Cantando em inglês e iorubá, sobre composições que duravam de 15 minutos a uma hora, duração decididamente antipopular, Fela foi a voz da África oprimida por quase três décadas mesmo sem ser “marketável” como Bob Marley. A batida descrita é apenas o primeiro dos incidentes que culminaram em um ataque à sua comuna, a República de Kalakuta, em que o Exército nigeriano, liderado pelo ditador Obasanjo, jogou sua mãe de 78 anos do segundo andar e ateou fogo ao local. O episódio, que resultou na morte da mãe, levaria o músico a contemplar o suicídio mas também serviria de inspiração para composições demolidoras como Unknown Soldier, igualada somente por Zombie, em que ridiculariza soldados fantoches; e V.I.P, cuja sigla significa vagabundos no poder.

Através de uma trama polifônica, adaptando depoimentos de Fela, amigos e mulheres a uma narrativa linear, Moore busca retratar a complexidade do maior ícone cultural africano do século 20, homem que gravou mais de 70 discos, ajudou a derrubar um ditador, casou-se com 27 mulheres e liderou uma comuna no coração do gueto de Lagos. “Eu quis mostrar o Fela total”, conta Moore, referindo-se às declarações homofóbicas e machistas de Fela no livro, entre elas, “faz parte da ordem natural das coisas as mulheres serem submissas ao homem”, “o único tipo de sexualidade que é contra a natureza é a homossexualidade” e “eu nunca bati nos meus filhos, juro. Mas de vez em quando é preciso dar uns pafpafpafs nas minhas esposas”.
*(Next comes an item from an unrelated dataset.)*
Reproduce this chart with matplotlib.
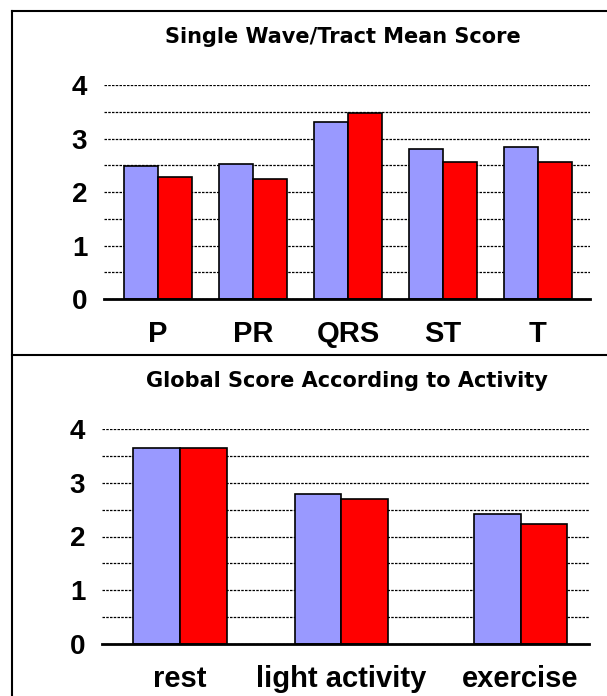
import numpy as np
import matplotlib
matplotlib.use("Agg")
import matplotlib.pyplot as plt
from matplotlib.lines import Line2D

plt.rcParams['font.family'] = ['Liberation Sans', 'DejaVu Sans']

# top panel: single wave / tract mean score
waves = ['P', 'PR', 'QRS', 'ST', 'T']
wave_blue = [2.49, 2.52, 3.30, 2.80, 2.84]
wave_red = [2.28, 2.25, 3.48, 2.56, 2.56]

# bottom panel: global score according to activity
activities = ['rest', 'light activity', 'exercise']
act_blue = [3.65, 2.79, 2.42]
act_red = [3.65, 2.69, 2.23]

BLUE = '#9999FF'
RED = '#FF0000'

W, H = 607, 696
fig = plt.figure(figsize=(W / 100, H / 100), dpi=100)


def px_axes(x0, x1, ytop, ybot):
	return fig.add_axes([x0 / W, 1 - ybot / H, (x1 - x0) / W, (ybot - ytop) / H])


def style(ax, xpos, labels, xlim):
	ax.set_ylim(0, 4)
	ax.set_xlim(*xlim)
	ax.set_yticks([0, 1, 2, 3, 4])
	ax.set_yticklabels(['0', '1', '2', '3', '4'], fontsize=20, fontweight='bold')
	ax.set_yticks(np.arange(0.5, 4, 1.0), minor=True)
	ax.yaxis.grid(True, which='both', color='black', linestyle=(0, (2, 1)), linewidth=0.9)
	ax.set_axisbelow(True)
	ax.set_xticks(xpos)
	ax.set_xticklabels(labels, fontsize=21, fontweight='bold')
	ax.tick_params(axis='both', which='both', length=0)
	ax.tick_params(axis='y', pad=12)
	ax.tick_params(axis='x', pad=15)
	for s in ['top', 'right', 'left']:
		ax.spines[s].set_visible(False)
	ax.spines['bottom'].set_linewidth(2.0)
	ax.spines['bottom'].set_zorder(5)


# top chart
ax1 = px_axes(104, 590, 85, 299)
x1 = np.arange(len(waves))
bw1 = 0.36
ax1.bar(x1 - bw1 / 2, wave_blue, bw1, color=BLUE, edgecolor='black', linewidth=1.2, zorder=3)
ax1.bar(x1 + bw1 / 2, wave_red, bw1, color=RED, edgecolor='black', linewidth=1.2, zorder=3)
style(ax1, x1, waves, (-0.57, 4.55))

# bottom chart
ax2 = px_axes(102, 589, 429, 644)
x2 = np.array([0, 1, 2.11])
bw2 = 0.289
ax2.bar(x2 - bw2 / 2, act_blue, bw2, color=BLUE, edgecolor='black', linewidth=1.2, zorder=3)
ax2.bar(x2 + bw2 / 2, act_red, bw2, color=RED, edgecolor='black', linewidth=1.2, zorder=3)
style(ax2, x2, activities, (-0.483, 2.534))

fig.text(343 / W, 1 - 37 / H, 'Single Wave/Tract Mean Score', ha='center', va='center',
	fontsize=15, fontweight='bold', family=['DejaVu Sans'])
fig.text(347 / W, 1 - 381 / H, 'Global Score According to Activity', ha='center', va='center',
	fontsize=15, fontweight='bold', family=['DejaVu Sans'])

# outer frame
lw = 1.5
fig.add_artist(Line2D([12 / W, 12 / W], [1 - 11 / H, 0], color='black', linewidth=lw))
fig.add_artist(Line2D([12 / W, 1], [1 - 11 / H, 1 - 11 / H], color='black', linewidth=lw))
fig.add_artist(Line2D([12 / W, 1], [1 - 355 / H, 1 - 355 / H], color='black', linewidth=lw))

fig.savefig('out.png', dpi=100)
Moore explica: “Eu reproduzi a visão dele com exatidão. Queria fazer com que as pessoas pensassem. O que ele fala dos gays, o que ele fala das mulheres é o que 99% dos homens pensam, mas não têm coragem de dizer. Fela tinha coragem”, completa.

Lançado originalmente nos anos 80, o livro serviu de base para o musical Fela!, hit da Broadway em 2009. Moore foi amigo pessoal de Fela, que morreu em 1997, vítima de aids, e está processando os produtores da peça por terem usado trechos de seu livro sem o compensarem financeiramente.

O escritor teve acesso à intimidade de Fela. Entrevistou todas as 27 mulheres. Viu o músico chorar. “Foi muito difícil. As pessoas não acreditavam. Ele era um cara muito duro, machão, batia de frente com a polícia, falava para todo mundo ser forte, se desprender do medo”, conta.

A miséria do nigeriano e sua luta obstinada para desmascarar a corrupção do governo foram presenciadas em primeira mão por Moore, que foi chamado por Fela depois que, de acordo com o próprio, o músico consultou-se com o espírito de sua mãe.

“As batidas eram horríveis. Muitas pessoas não queriam visitá-lo porque tinham medo de sofrer um ataque do Exército enquanto ele estava lá. Eles vinham armados, atacavam com baionetas, estupravam, matavam”. A nova edição sai no País com um prefácio de Gilberto Gil.